Making his presentation, Mr. Oloniteru, a former Director-General, ICT, Government of Ekiti State, stressed that the future of African development lies with the entire fields of Engineering.
The Vice-Chairman, Knowledge Age Africa, Nigeria, explained that the fields of engineering, from mechanical to civil, environment, chemical, petroleum, marine, aeronautics, among others, will make use of Internet of Things (IoTs) with the existence of Internet Protocol (IP) version 6, which will power the IoTs.
“For engineering graduates, careers in cyberspace, for instance, will require them to be knowledgeable and exposed to skills and capabilities or competencies in Internet Technologies and Cyberspace, Internet Governance, Information/Cyber-Security and Cryptography, as well as Block Chain Technologies and Applications,” said Mr. Oloniteru.

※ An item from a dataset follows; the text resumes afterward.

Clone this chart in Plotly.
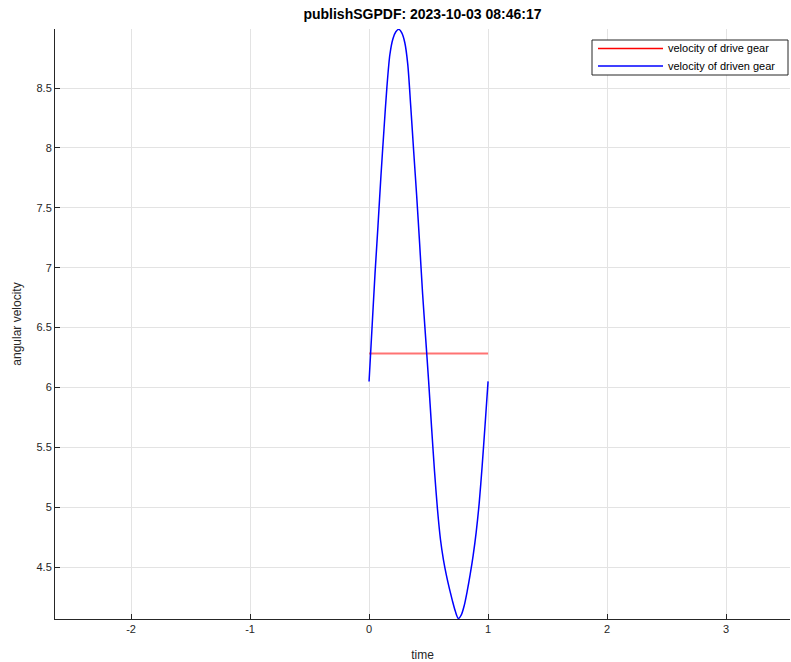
import plotly.graph_objects as go

# Drive gear: constant angular velocity over one period
drive_t = [0.0, 1.0]
drive_v = [6.283, 6.283]

# Driven gear: values
driven_t = [0.0, 0.025, 0.05, 0.075, 0.1, 0.125, 0.15, 0.175, 0.2, 0.225,
            0.25, 0.275, 0.3, 0.325, 0.35, 0.375, 0.4, 0.425, 0.45, 0.475,
            0.5, 0.525, 0.55, 0.575, 0.6, 0.625, 0.65, 0.675, 0.7, 0.725,
            0.75, 0.775, 0.8, 0.825, 0.85, 0.875, 0.9, 0.925, 0.95, 0.975, 1.0]
driven_v = [6.05, 6.50, 6.95, 7.35, 7.77, 8.15, 8.51, 8.78, 8.91, 8.97,
            8.99, 8.96, 8.88, 8.70, 8.35, 7.97, 7.60, 7.20, 6.78, 6.42,
            6.06, 5.67, 5.30, 4.98, 4.73, 4.56, 4.43, 4.32, 4.22, 4.13,
            4.07, 4.10, 4.18, 4.30, 4.44, 4.60, 4.79, 5.03, 5.34, 5.69, 6.05]

x_ticks = [-2, -1, 0, 1, 2, 3]
y_ticks = [4.5, 5, 5.5, 6, 6.5, 7, 7.5, 8, 8.5]

series_names = ["velocity of drive gear", "velocity of driven gear"]
series_colors = ["#ff0000", "#0000ff"]

font_family = "Liberation Sans, Arial, Helvetica, sans-serif"
axis_color = "#262626"
grid_color = "#e3e3e3"

fig = go.Figure()
fig.add_trace(go.Scatter(x=drive_t, y=drive_v, mode="lines",
                         name=series_names[0], showlegend=False,
                         line=dict(color="rgba(255,0,0,0.55)", width=2)))
fig.add_trace(go.Scatter(x=driven_t, y=driven_v, mode="lines",
                         name=series_names[1], showlegend=False,
                         line=dict(color=series_colors[1], width=1.5,
                                   shape="spline", smoothing=0.8)))

W, H = 791, 662
# plot area in window pixels: left 55, right 790, top 29, bottom 619
ml, mr, mt, mb = 55, W - 790, 29, H - 619
pw, ph = W - ml - mr, H - mt - mb


def px(xw):
    return (xw - ml) / pw


def py(yw):
    return (H - mb - yw) / ph


shapes = [dict(type="rect", xref="paper", yref="paper",
               x0=px(592), x1=px(788), y0=py(75), y1=py(40),
               line=dict(color=axis_color, width=1), fillcolor="white", layer="above")]
annotations = []
for i, (name, col) in enumerate(zip(series_names, series_colors)):
    yy = 48.5 + i * 17.5
    shapes.append(dict(type="line", xref="paper", yref="paper",
                       x0=px(598), x1=px(663), y0=py(yy), y1=py(yy),
                       line=dict(color=col, width=1.5), layer="above"))
    annotations.append(dict(text=name, xref="paper", yref="paper",
                            x=px(666), y=py(yy), xanchor="left", yanchor="middle",
                            showarrow=False,
                            font=dict(size=11, color="#000000", family=font_family)))

fig.update_layout(
    width=W, height=H,
    margin=dict(l=ml, r=mr, t=mt, b=mb, autoexpand=False),
    paper_bgcolor="white", plot_bgcolor="white",
    font=dict(family=font_family, size=11, color=axis_color),
    title=dict(text="<b>publishSGPDF: 2023-10-03 08:46:17</b>",
               x=0.5, xref="paper", xanchor="center",
               y=1 - 14 / H, yref="container", yanchor="middle",
               font=dict(size=14, color="#000000")),
    showlegend=False,
    shapes=shapes,
    annotations=annotations,
)

fig.update_xaxes(
    range=[-2.639, 3.537], tickvals=x_ticks, ticktext=[str(v) for v in x_ticks],
    showgrid=True, gridcolor=grid_color, gridwidth=1,
    showline=True, linecolor=axis_color, linewidth=1,
    ticks="inside", ticklen=5, tickcolor=axis_color,
    zeroline=False, mirror=False, automargin=False,
    title=dict(text="time", font=dict(size=12, color=axis_color), standoff=16),
)
fig.update_yaxes(
    range=[4.066, 8.993], tickvals=y_ticks, ticktext=[f"{v:g}" for v in y_ticks],
    showgrid=True, gridcolor=grid_color, gridwidth=1,
    showline=True, linecolor=axis_color, linewidth=1,
    ticks="inside", ticklen=5, tickcolor=axis_color,
    zeroline=False, mirror=False, automargin=False,
    title=dict(text="angular velocity", font=dict(size=12, color=axis_color), standoff=12),
)

# remove the default page margin so the figure fills the window exactly
fig.write_html("out.html",
               config={"displayModeBar": False},
               post_script="document.body.style.margin='0';document.body.style.overflow='hidden';")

Other areas of competency, according to him, are Software Engineering and Coding, 3D Technologies, Legal Aspect of E-Commerce and Information Security, Surveillance and Security, Internet of Things, Cybercrime and Cyber-Security Laws, Robotics and Artificial Intelligences, Telecommunications Law and Regulations, Hacking and Penetration Testing, Ethical Hacking Issues and Space Affairs.
In his remarks, the Head of Department, EIE, Dr. Victor Mathews, enjoined the students to maximise the opportunity offered by the platform to enrich their knowledge of policy frameworks for effective career building and entrepreneurial practice on graduation.
He emphasised that there is a limit to how far they can go without understanding the integral mechanisms of the Engineering practice in the industry.
Dr. Matthews encouraged the students to start the process early as the University is ready to provide them with more platforms for information access, leading to self-development on industrial practices after graduation.